» **INSTRUCTIONS FOR THE TASK**
Restate each line of the listing exactly, without carrying over any pictures.

» **SUPPLIED DATA**
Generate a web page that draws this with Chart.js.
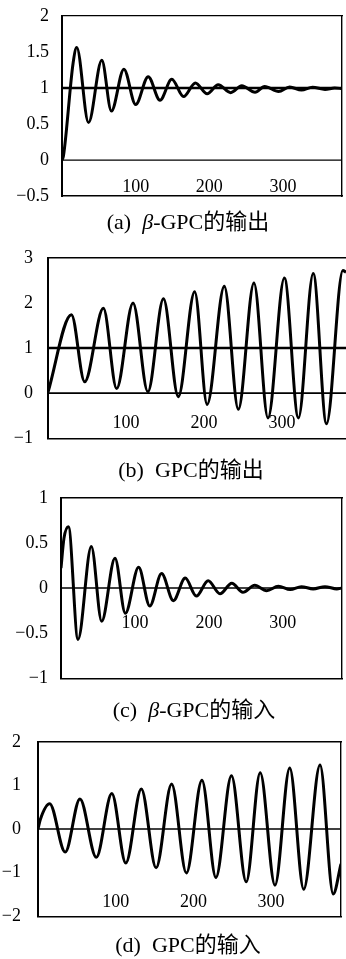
<!DOCTYPE html>
<html>
<head>
<meta charset="utf-8">
<script src="https://cdn.jsdelivr.net/npm/chart.js@4.4.1/dist/chart.umd.min.js"></script>
<style>
  html, body { margin: 0; padding: 0; background: #fff; }
  body { width: 346px; height: 959px; position: relative; overflow: hidden; }
  .panel { position: absolute; left: 0; width: 346px; }
  .caption {
    position: absolute;
    font-family: "Liberation Serif", "Noto Sans CJK SC", serif;
    font-size: 22px;
    line-height: 26px;
    white-space: pre;
    color: #000;
    transform: translateX(-50%);
  }
</style>
</head>
<body>
<div class="panel" style="top:0px"><canvas id="chartA" width="346" height="212"></canvas></div>
<div class="caption" style="left:188px; top:209px">(a)  <i>β</i>-GPC的输出</div>

<div class="panel" style="top:240px"><canvas id="chartB" width="346" height="216"></canvas></div>
<div class="caption" style="left:191px; top:457px">(b)  GPC的输出</div>

<div class="panel" style="top:482px"><canvas id="chartC" width="346" height="212"></canvas></div>
<div class="caption" style="left:194px; top:697px">(c)  <i>β</i>-GPC的输入</div>

<div class="panel" style="top:722px"><canvas id="chartD" width="346" height="214"></canvas></div>
<div class="caption" style="left:188px; top:932px">(d)  GPC的输入</div>

<script>
/* =========================
   DATA
========================= */
const X_TICKS = [100, 200, 300];

// (a) beta-GPC output
const aX = [0, 2, 15, 20, 36, 54, 67, 84, 100, 117, 133, 149, 165, 181, 197, 212, 229, 244, 262, 275, 294, 309, 325, 340, 357, 370, 380];
const aY = [0.0, 0.06, 1.34, 1.56, 0.52, 1.385, 0.68, 1.26, 0.77, 1.155, 0.83, 1.12, 0.88, 1.07, 0.92, 1.045, 0.935, 1.03, 0.94, 1.02, 0.95, 1.015, 0.97, 1.01, 0.98, 1.0, 0.99];
const aLevels = [1, 0];

// (b) GPC output
const bX = [0, 30, 47, 71, 88, 109, 128, 148, 167, 188, 204, 226, 244, 264, 282, 303, 321, 340, 357, 378, 382];
const bY = [0.02, 1.74, 0.25, 1.88, 0.1, 2.0, 0.03, 2.09, -0.08, 2.25, -0.25, 2.37, -0.36, 2.44, -0.55, 2.55, -0.55, 2.65, -0.68, 2.72, 2.68];
const bLevels = [1, 0];

// (c) beta-GPC input
const cX = [0, 4, 10, 23, 41, 55, 73, 87, 105, 120, 136, 152, 168, 183, 199, 215, 231, 246, 262, 278, 294, 310, 325, 341, 357, 373, 380];
const cY = [0.22, 0.55, 0.68, -0.57, 0.46, -0.37, 0.33, -0.28, 0.23, -0.2, 0.16, -0.14, 0.11, -0.09, 0.08, -0.065, 0.054, -0.047, 0.03, -0.03, 0.02, -0.018, 0.015, -0.01, 0.015, -0.01, 0.0];
const cLevels = [0];

// (d) GPC input
const dX = [0, 3, 15, 35, 54, 75, 95, 113, 133, 152, 172, 191, 211, 229, 249, 268, 286, 305, 324, 342, 363, 380, 390];
const dY = [0.0, 0.22, 0.58, -0.53, 0.69, -0.65, 0.815, -0.78, 0.92, -0.89, 1.03, -1.01, 1.12, -1.11, 1.22, -1.21, 1.29, -1.29, 1.40, -1.38, 1.47, -1.49, -0.8];
const dLevels = [0];

/* =========================
   HELPERS
========================= */
const INK = "#000";
const SERIF = "'Liberation Serif', 'Times New Roman', serif";

function fmt(v) {
  return v < 0 ? "\u2212" + Math.abs(v) : String(v);
}

function makeChart(id, cfg) {
  const ctx = document.getElementById(id).getContext("2d");

  // flat reference lines (levels) first, then the response curve
  const datasets = cfg.levels.map((lv, i) => ({
    data: [{ x: cfg.xMin, y: lv }, { x: cfg.xMax, y: lv }],
    borderColor: INK,
    borderWidth: cfg.levelWidths[i],
    pointRadius: 0
  }));

  datasets.push({
    data: cfg.xs.map((x, i) => ({ x, y: cfg.ys[i] })),
    borderColor: INK,
    borderWidth: 3,
    pointRadius: 0,
    cubicInterpolationMode: "monotone"
  });

  const b = cfg.borders;

  return new Chart(ctx, {
    type: "line",
    data: { datasets },
    options: {
      responsive: false,
      animation: false,
      devicePixelRatio: 1,
      layout: { padding: cfg.pad },
      plugins: { legend: { display: false }, tooltip: { enabled: false } },
      scales: {
        x: {
          type: "linear",
          min: cfg.xMin,
          max: cfg.xMax,
          grid: { display: false, drawTicks: false },
          border: { color: INK, width: b.bottom[0], dash: b.bottom[1] },
          ticks: { mirror: true, padding: cfg.xLabelPad, color: INK, font: { family: SERIF, size: 18 } },
          afterBuildTicks: s => { s.ticks = X_TICKS.map(v => ({ value: v })); },
          afterFit: s => { s.height = 0; }
        },
        y: {
          min: cfg.yMin,
          max: cfg.yMax,
          grid: { display: false },
          border: { color: INK, width: b.left[0], dash: b.left[1] },
          ticks: { stepSize: cfg.yStep, padding: cfg.yLabelPad, color: INK, font: { family: SERIF, size: 18 }, callback: fmt },
          afterFit: s => { s.width = cfg.left; }
        },
        xTop: {
          type: "linear",
          position: "top",
          min: cfg.xMin,
          max: cfg.xMax,
          grid: { display: false },
          ticks: { display: false },
          border: { color: INK, width: b.top[0], dash: b.top[1] },
          afterFit: s => { s.height = 0; }
        },
        yRight: {
          position: "right",
          min: cfg.yMin,
          max: cfg.yMax,
          display: b.right[0] > 0,
          grid: { display: false },
          ticks: { display: false },
          border: { color: INK, width: b.right[0], dash: b.right[1] },
          afterFit: s => { s.width = 0; }
        }
      }
    }
  });
}

/* =========================
   PANELS
========================= */
makeChart("chartA", {
  xs: aX, ys: aY, levels: aLevels, levelWidths: [2.4, 1.4],
  xMin: 0, xMax: 380, yMin: -0.5, yMax: 2, yStep: 0.5,
  left: 62, pad: { top: 12, bottom: 11, right: 4, left: 0 },
  xLabelPad: -2, yLabelPad: 5,
  borders: { left: [2, []], bottom: [1.6, []], top: [1.2, [2, 3]], right: [1.4, [7, 3]] }
});

makeChart("chartB", {
  xs: bX, ys: bY, levels: bLevels, levelWidths: [2.6, 1.8],
  xMin: 0, xMax: 382, yMin: -1, yMax: 3, yStep: 1,
  left: 48, pad: { top: 14, bottom: 9, right: 0, left: 0 },
  xLabelPad: 4, yLabelPad: 7,
  borders: { left: [2, []], bottom: [1.4, [3, 3]], top: [1.4, [3, 2]], right: [0, []] }
});

makeChart("chartC", {
  xs: cX, ys: cY, levels: cLevels, levelWidths: [1.6],
  xMin: 0, xMax: 380, yMin: -1, yMax: 1, yStep: 0.5,
  left: 61, pad: { top: 13, bottom: 12, right: 4, left: 0 },
  xLabelPad: 44, yLabelPad: 5,
  borders: { left: [2, []], bottom: [1.4, [2, 2]], top: [1.6, []], right: [1.4, [6, 3]] }
});

makeChart("chartD", {
  xs: dX, ys: dY, levels: dLevels, levelWidths: [1.6],
  xMin: 0, xMax: 390, yMin: -2, yMax: 2, yStep: 1,
  left: 38, pad: { top: 14, bottom: 10, right: 5, left: 0 },
  xLabelPad: 3, yLabelPad: 9,
  borders: { left: [2, []], bottom: [1.4, [3, 2]], top: [1.4, [3, 2]], right: [1.4, []] }
});
</script>
</body>
</html>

» **SOLVED EXERCISE**
Generate a web page that draws this with Chart.js.
<!DOCTYPE html>
<html>
<head>
<meta charset="utf-8">
<script src="https://cdn.jsdelivr.net/npm/chart.js@4.4.1/dist/chart.umd.min.js"></script>
<style>
  html, body { margin: 0; padding: 0; background: #fff; }
  body { width: 346px; height: 959px; position: relative; overflow: hidden; }
  .panel { position: absolute; left: 0; width: 346px; }
  .caption {
    position: absolute;
    font-family: "Liberation Serif", "Noto Sans CJK SC", serif;
    font-size: 22px;
    line-height: 26px;
    white-space: pre;
    color: #000;
    transform: translateX(-50%);
  }
</style>
</head>
<body>
<div class="panel" style="top:0px"><canvas id="chartA" width="346" height="212"></canvas></div>
<div class="caption" style="left:188px; top:209px">(a)  <i>β</i>-GPC的输出</div>

<div class="panel" style="top:240px"><canvas id="chartB" width="346" height="216"></canvas></div>
<div class="caption" style="left:191px; top:457px">(b)  GPC的输出</div>

<div class="panel" style="top:482px"><canvas id="chartC" width="346" height="212"></canvas></div>
<div class="caption" style="left:194px; top:697px">(c)  <i>β</i>-GPC的输入</div>

<div class="panel" style="top:722px"><canvas id="chartD" width="346" height="214"></canvas></div>
<div class="caption" style="left:188px; top:932px">(d)  GPC的输入</div>

<script>
/* =========================
   DATA
========================= */
const X_TICKS = [100, 200, 300];

// (a) beta-GPC output
const aX = [0, 2, 15, 20, 36, 54, 67, 84, 100, 117, 133, 149, 165, 181, 197, 212, 229, 244, 262, 275, 294, 309, 325, 340, 357, 370, 380];
const aY = [0.0, 0.06, 1.34, 1.56, 0.52, 1.385, 0.68, 1.26, 0.77, 1.155, 0.83, 1.12, 0.88, 1.07, 0.92, 1.045, 0.935, 1.03, 0.94, 1.02, 0.95, 1.015, 0.97, 1.01, 0.98, 1.0, 0.99];
const aLevels = [1, 0];

// (b) GPC output
const bX = [0, 30, 47, 71, 88, 109, 128, 148, 167, 188, 204, 226, 244, 264, 282, 303, 321, 340, 357, 378, 382];
const bY = [0.02, 1.74, 0.25, 1.88, 0.1, 2.0, 0.03, 2.09, -0.08, 2.25, -0.25, 2.37, -0.36, 2.44, -0.55, 2.55, -0.55, 2.65, -0.68, 2.72, 2.68];
const bLevels = [1, 0];

// (c) beta-GPC input
const cX = [0, 4, 10, 23, 41, 55, 73, 87, 105, 120, 136, 152, 168, 183, 199, 215, 231, 246, 262, 278, 294, 310, 325, 341, 357, 373, 380];
const cY = [0.22, 0.55, 0.68, -0.57, 0.46, -0.37, 0.33, -0.28, 0.23, -0.2, 0.16, -0.14, 0.11, -0.09, 0.08, -0.065, 0.054, -0.047, 0.03, -0.03, 0.02, -0.018, 0.015, -0.01, 0.015, -0.01, 0.0];
const cLevels = [0];

// (d) GPC input
const dX = [0, 3, 15, 35, 54, 75, 95, 113, 133, 152, 172, 191, 211, 229, 249, 268, 286, 305, 324, 342, 363, 380, 390];
const dY = [0.0, 0.22, 0.58, -0.53, 0.69, -0.65, 0.815, -0.78, 0.92, -0.89, 1.03, -1.01, 1.12, -1.11, 1.22, -1.21, 1.29, -1.29, 1.40, -1.38, 1.47, -1.49, -0.8];
const dLevels = [0];

/* =========================
   HELPERS
========================= */
const INK = "#000";
const SERIF = "'Liberation Serif', 'Times New Roman', serif";

function fmt(v) {
  return v < 0 ? "\u2212" + Math.abs(v) : String(v);
}

function makeChart(id, cfg) {
  const ctx = document.getElementById(id).getContext("2d");

  // flat reference lines (levels) first, then the response curve
  const datasets = cfg.levels.map((lv, i) => ({
    data: [{ x: cfg.xMin, y: lv }, { x: cfg.xMax, y: lv }],
    borderColor: INK,
    borderWidth: cfg.levelWidths[i],
    pointRadius: 0
  }));

  datasets.push({
    data: cfg.xs.map((x, i) => ({ x, y: cfg.ys[i] })),
    borderColor: INK,
    borderWidth: 3,
    pointRadius: 0,
    cubicInterpolationMode: "monotone"
  });

  const b = cfg.borders;

  return new Chart(ctx, {
    type: "line",
    data: { datasets },
    options: {
      responsive: false,
      animation: false,
      devicePixelRatio: 1,
      layout: { padding: cfg.pad },
      plugins: { legend: { display: false }, tooltip: { enabled: false } },
      scales: {
        x: {
          type: "linear",
          min: cfg.xMin,
          max: cfg.xMax,
          grid: { display: false, drawTicks: false },
          border: { color: INK, width: b.bottom[0], dash: b.bottom[1] },
          ticks: { mirror: true, padding: cfg.xLabelPad, color: INK, font: { family: SERIF, size: 18 } },
          afterBuildTicks: s => { s.ticks = X_TICKS.map(v => ({ value: v })); },
          afterFit: s => { s.height = 0; }
        },
        y: {
          min: cfg.yMin,
          max: cfg.yMax,
          grid: { display: false },
          border: { color: INK, width: b.left[0], dash: b.left[1] },
          ticks: { stepSize: cfg.yStep, padding: cfg.yLabelPad, color: INK, font: { family: SERIF, size: 18 }, callback: fmt },
          afterFit: s => { s.width = cfg.left; }
        },
        xTop: {
          type: "linear",
          position: "top",
          min: cfg.xMin,
          max: cfg.xMax,
          grid: { display: false },
          ticks: { display: false },
          border: { color: INK, width: b.top[0], dash: b.top[1] },
          afterFit: s => { s.height = 0; }
        },
        yRight: {
          position: "right",
          min: cfg.yMin,
          max: cfg.yMax,
          display: b.right[0] > 0,
          grid: { display: false },
          ticks: { display: false },
          border: { color: INK, width: b.right[0], dash: b.right[1] },
          afterFit: s => { s.width = 0; }
        }
      }
    }
  });
}

/* =========================
   PANELS
========================= */
makeChart("chartA", {
  xs: aX, ys: aY, levels: aLevels, levelWidths: [2.4, 1.4],
  xMin: 0, xMax: 380, yMin: -0.5, yMax: 2, yStep: 0.5,
  left: 62, pad: { top: 12, bottom: 11, right: 4, left: 0 },
  xLabelPad: -2, yLabelPad: 5,
  borders: { left: [2, []], bottom: [1.6, []], top: [1.2, [2, 3]], right: [1.4, [7, 3]] }
});

makeChart("chartB", {
  xs: bX, ys: bY, levels: bLevels, levelWidths: [2.6, 1.8],
  xMin: 0, xMax: 382, yMin: -1, yMax: 3, yStep: 1,
  left: 48, pad: { top: 14, bottom: 9, right: 0, left: 0 },
  xLabelPad: 4, yLabelPad: 7,
  borders: { left: [2, []], bottom: [1.4, [3, 3]], top: [1.4, [3, 2]], right: [0, []] }
});

makeChart("chartC", {
  xs: cX, ys: cY, levels: cLevels, levelWidths: [1.6],
  xMin: 0, xMax: 380, yMin: -1, yMax: 1, yStep: 0.5,
  left: 61, pad: { top: 13, bottom: 12, right: 4, left: 0 },
  xLabelPad: 44, yLabelPad: 5,
  borders: { left: [2, []], bottom: [1.4, [2, 2]], top: [1.6, []], right: [1.4, [6, 3]] }
});

makeChart("chartD", {
  xs: dX, ys: dY, levels: dLevels, levelWidths: [1.6],
  xMin: 0, xMax: 390, yMin: -2, yMax: 2, yStep: 1,
  left: 38, pad: { top: 14, bottom: 10, right: 5, left: 0 },
  xLabelPad: 3, yLabelPad: 9,
  borders: { left: [2, []], bottom: [1.4, [3, 2]], top: [1.4, [3, 2]], right: [1.4, []] }
});
</script>
</body>
</html>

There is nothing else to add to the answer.